Psychophysical Interactions with a Double-slit Interference Pattern: Exploratory Evidence of a Causal Influence

March 1, 2021
Arnaud Delorme, PhD, Dean Radin, PhD, Helané Wahbeh, ND, MCR

Radin, D., Wahbeh, H., Michel, L., & Delorme, A. (2021). Psychophysical interactions with a double-slit interference pattern: Exploratory evidence of a causal influence. Physics Essays, 34(1), 79-88. doi.org/10.4006/0836-1398-34.1.79


An experiment we conducted from 2012 to 2013, which had not been previously reported, was designed to explore possible psychophysical effects resulting from the interaction of a human mind with a quantum system. Participants focused their attention toward or away from the slits in a double-slit optical system to see if the interference pattern would be affected. Data were collected from 25 people in individual half-hour sessions; each person repeated the test ten times for a total of 250 planned sessions. “Sham” sessions designed to mimic the experimental sessions without observers present were run immediately before and after as controls.

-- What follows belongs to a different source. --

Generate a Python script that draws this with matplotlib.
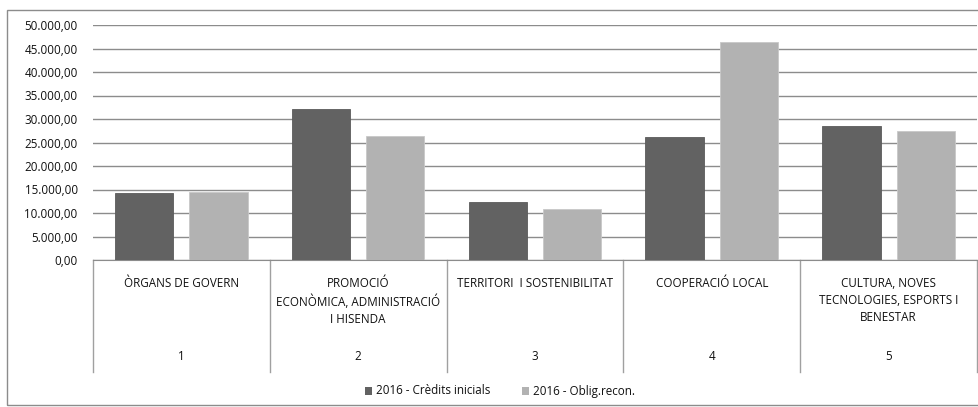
import matplotlib
matplotlib.use("Agg")
import matplotlib.pyplot as plt
import numpy as np
from matplotlib.patches import Rectangle

plt.rcParams["font.family"] = ["Open Sans", "DejaVu Sans"]

categories = [
    "ÒRGANS DE GOVERN",
    "PROMOCIÓ\nECONÒMICA, ADMINISTRACIÓ\nI HISENDA",
    "TERRITORI  I SOSTENIBILITAT",
    "COOPERACIÓ LOCAL",
    "CULTURA, NOVES\nTECNOLOGIES, ESPORTS I\nBENESTAR",
]
codes = ["1", "2", "3", "4", "5"]
series_names = ["2016 - Crèdits inicials", "2016 - Oblig.recon."]
credits_inicials = [14300, 32050, 12350, 26200, 28450]
oblig_recon = [14400, 26450, 10900, 46450, 27400]
y_ticks = [0, 5000, 10000, 15000, 20000, 25000, 30000, 35000, 40000, 45000, 50000]

dark = "#626262"
light = "#b2b2b2"
grid_c = "#8c8c8c"
text_c = "#111111"
fs = 8.4

W, H = 979, 407
fig = plt.figure(figsize=(W / 100, H / 100), dpi=100)
ax = fig.add_axes([93 / W, (H - 260) / H, (977 - 93) / W, 235 / H])

x = np.arange(len(categories))
bw = 0.33
ax.bar(x - 0.21, credits_inicials, bw, color=dark, edgecolor="#5a5a5a", linewidth=0.6, zorder=3)
ax.bar(x + 0.21, oblig_recon, bw, color=light, edgecolor="#c8c8c8", linewidth=0.6, zorder=3)

ax.set_xlim(-0.5, len(categories) - 0.5)
ax.set_ylim(0, 50000)
ax.set_yticks(y_ticks)
ax.set_yticklabels([f"{v:,.2f}".replace(",", "X").replace(".", ",").replace("X", ".") for v in y_ticks],
                   fontsize=fs, color=text_c)
ax.tick_params(axis="y", length=0, pad=11)
ax.set_xticks([])
ax.yaxis.grid(True, color=grid_c, linewidth=1)
ax.set_axisbelow(True)
for s in ["top", "right", "left"]:
    ax.spines[s].set_visible(False)
ax.spines["bottom"].set_color(grid_c)

# multi-level category axis
tr = ax.get_xaxis_transform()
bottom = (260 - 372) / 235
for i in range(len(categories) + 1):
    ax.plot([i - 0.5, i - 0.5], [0, bottom], transform=tr, color="#a0a0a0", lw=1, clip_on=False)
for i, (c, n) in enumerate(zip(categories, codes)):
    ax.text(i, (260 - 277) / 235, c, transform=tr, ha="center", va="top", fontsize=fs,
            color=text_c, linespacing=1.4, clip_on=False)
    ax.text(i, (260 - 356) / 235, n, transform=tr, ha="center", va="center", fontsize=fs,
            color=text_c, clip_on=False)

# legend
ly = (H - 391) / H
fig.patches.append(Rectangle((365 / W, ly - 4 / H), 7 / W, 8 / H, transform=fig.transFigure,
                             facecolor=dark, edgecolor="none"))
fig.text(376 / W, ly, series_names[0], fontsize=fs, color=text_c, va="center")
fig.patches.append(Rectangle((522 / W, ly - 4 / H), 7 / W, 8 / H, transform=fig.transFigure,
                             facecolor=light, edgecolor="none"))
fig.text(533 / W, ly, series_names[1], fontsize=fs, color=text_c, va="center")

# outer chart border
fig.patches.append(Rectangle((7 / W, 2 / H), 975 / W, (H - 12) / H, transform=fig.transFigure,
                             facecolor="none", edgecolor="#8c8c8c", lw=1))

fig.savefig("out.png", dpi=100)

Based on the planned analysis, no evidence for a psychophysical effect was found. Because this experiment differed in two essential ways from similar, previously reported double-slit experiments, two exploratory analyses were developed, one based on a simple spectral analysis of the interference pattern and the other based on fringe visibility. For the experimental data, the outcome supported a pattern of results predicted by a causal psychophysical effect, with the spectral metric resulting in a 3.4 sigma effect (p = 0.0003), and the fringe visibility metric resulting in 7 of 22 fringes tested above 2.3 sigma after adjustment for type I error inflation, with one of those fringes at 4.3 sigma above chance (p = 0.00001). The same analyses applied to the sham data showed uniformly null outcomes. Other analyses exploring the potential that these results were due to mundane artifacts, such as fluctuations in temperature or vibration, showed no evidence of such influences. Future studies using the same protocols and analytical methods will be required to determine if these exploratory results are idiosyncratic or reflect a genuine psychophysical influence.